Asked whether the encounter would have unfolded the same way if Brown had been white, Wilson said yes. Attorneys for the Brown family vowed to push for federal charges against Wilson and said the grand jury process was rigged from the start to clear Wilson.
"We said from the very beginning that the decision of this grand jury was going to be the direct reflection of the presentation of the evidence by the prosecutor's office," attorney Anthony Gray said. He suggested the office of the county's top prosecutor, Bob McCulloch, presented some testimony to discredit the process, including from witnesses who did not see the shooting.
Brown's parents made public calls for peace in the run-up to Monday's announcement, and on Tuesday, their representatives again stressed that the people setting fires were not on Michael Brown's side.
Videos that were widely circulated on Tuesday showed Brown's mother, Lesley McSpadden, standing atop a car and breaking down as the announcement of the grand jury decision blares over the stereo.
Her husband, Brown's stepfather, comforts her, then begins angrily yelling "Burn the b---- down!" to a crowd gathered around him. Asked about the comment at a news conference, family attorney Benjamin Crump said the reaction was, "raw emotion. Not appropriate at all. Completely inappropriate."
The Brown family attorneys said they hope an ongoing federal civil rights investigation leads to charges. But federal investigations of police misconduct face a steep legal standard, requiring proof that an officer willfully violated a victim's civil rights.
Testimony from Wilson that he felt threatened, and physical evidence almost certainly complicates any efforts to seek federal charges.
Under federal law, "you have to prove as a prosecutor that the officer knew at the moment that he pulled the trigger that he was using too much force, that he was violating the Constitution," said Seth Rosenthal, a former Justice Department civil rights prosecutor.
The Justice Department has also launched a broad probe into the Ferguson Police Department, looking for patterns of discrimination.

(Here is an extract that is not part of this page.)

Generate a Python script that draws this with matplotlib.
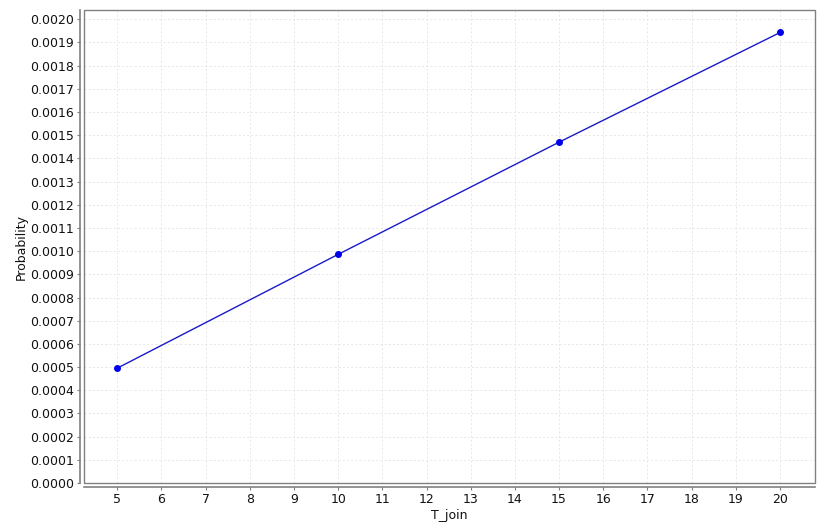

Attorney General Eric Holder said the department aims to complete those investigations as quickly as possible "to restore trust, to rebuild understanding and to foster cooperation between law enforcement and community members."
Regardless of the outcome of the federal investigations, Brown's family also could file a wrongful-death lawsuit against Wilson.
Speaking in Chicago, President Barack Obama said "the frustrations that we've seen are not just about a particular incident. They have deep roots in many communities of color who have a sense that our laws are not always being enforced uniformly or fairly."
Wilson's lawyers issued a statement praising the decision and saying the officer is grateful to his supporters.
"Law enforcement personnel must frequently make split-second and difficult decisions," the lawyers wrote. Wilson "followed his training and followed the law."
Scott Holtgrieve, a St. Louis County man who attended an August fundraiser on Wilson's behalf, always viewed with skepticism witness accounts that Wilson shot Brown while Brown held his hands up in a form of surrender and was on his knees.
"What they were saying just didn't seem rational &mdash that an officer would shoot someone in cold blood that way at point-blank range, especially in that neighborhood where you know a lot of people are watching," Holtgrieve said.